Your objective:
Everything from the first line of the data below through the line that contains "from matplotlib.lines import Line2D" should be written out exactly, please, and nothing more; the pictures stay out.

Data:
"""

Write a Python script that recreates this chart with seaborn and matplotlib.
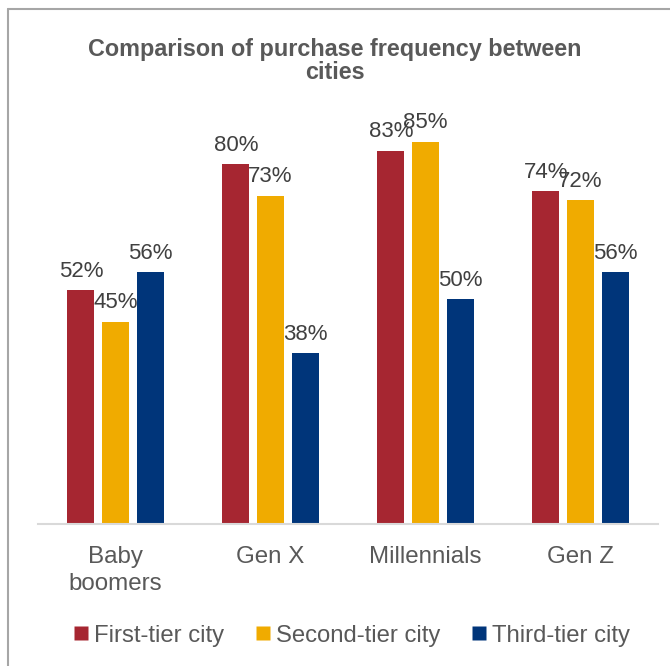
import pandas as pd
import matplotlib
matplotlib.use("Agg")
import matplotlib.pyplot as plt
import seaborn as sns
from matplotlib.lines import Line2D

# data
generations = ["Baby\nboomers", "Gen X", "Millennials", "Gen Z"]
city_tiers = ["First-tier city", "Second-tier city", "Third-tier city"]
first_tier = [52, 80, 83, 74]
second_tier = [45, 73, 85, 72]
third_tier = [56, 38, 50, 56]
tier_colors = ["#A62631", "#F0AB00", "#00357A"]

df = pd.DataFrame({
    "generation": generations * 3,
    "tier": [t for t in city_tiers for _ in generations],
    "value": first_tier + second_tier + third_tier,
})

sns.set_theme(style="white")
plt.rcParams["font.family"] = ["Liberation Sans", "DejaVu Sans"]

fig = plt.figure(figsize=(6.7, 6.66), dpi=100)
ax = fig.add_axes([38 / 670, 142 / 666, 620 / 670, 450 / 666])

sns.barplot(data=df, x="generation", y="value", hue="tier", order=generations,
            hue_order=city_tiers, palette=tier_colors, width=0.668, gap=0.217,
            saturation=1, edgecolor="none", ax=ax, legend=True)

for cont in ax.containers:
    ax.bar_label(cont, labels=[f"{v:.0f}%" for v in cont.datavalues],
                 padding=6, fontsize=16, color="#404040")

ax.set_ylim(0, 100)
ax.set_xlim(-0.5, 3.5)
ax.set_xlabel("")
ax.set_ylabel("")
ax.set_yticks([])
for side in ["left", "right", "top"]:
    ax.spines[side].set_visible(False)
ax.spines["bottom"].set_color("#D9D9D9")
ax.spines["bottom"].set_linewidth(1.5)
ax.tick_params(axis="x", length=0, pad=16, labelsize=17.4, labelcolor="#595959")
for lbl in ax.get_xticklabels():
    lbl.set_linespacing(1.3)

handles = [Line2D([], [], marker="s", linestyle="none", markersize=10,
                  markerfacecolor=c, markeredgecolor="none") for c in tier_colors]
ax.legend(handles, city_tiers, loc="center", bbox_to_anchor=(0.505, -0.248),
          ncol=3, frameon=False, fontsize=17.2, labelcolor="#595959",
          handlelength=0.7, handletextpad=0.2, columnspacing=1.26)

fig.suptitle("Comparison of purchase frequency between\ncities", y=0.943,
             fontsize=16.8, fontweight="bold", color="#595959", linespacing=1.0)

# frame: only the left and top edges are visible in the reference
fig.add_artist(Line2D([8 / 670, 8 / 670], [0, 1 - 9 / 666], transform=fig.transFigure,
                      color="#A6A6A6", linewidth=1.5))
fig.add_artist(Line2D([8 / 670, 1], [1 - 9 / 666, 1 - 9 / 666], transform=fig.transFigure,
                      color="#A6A6A6", linewidth=1.5))

fig.savefig("out.png", dpi=100, facecolor="white")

"""

Answer for this exercise:
Write a Python script that recreates this chart with seaborn and matplotlib.
import pandas as pd
import matplotlib
matplotlib.use("Agg")
import matplotlib.pyplot as plt
import seaborn as sns
from matplotlib.lines import Line2D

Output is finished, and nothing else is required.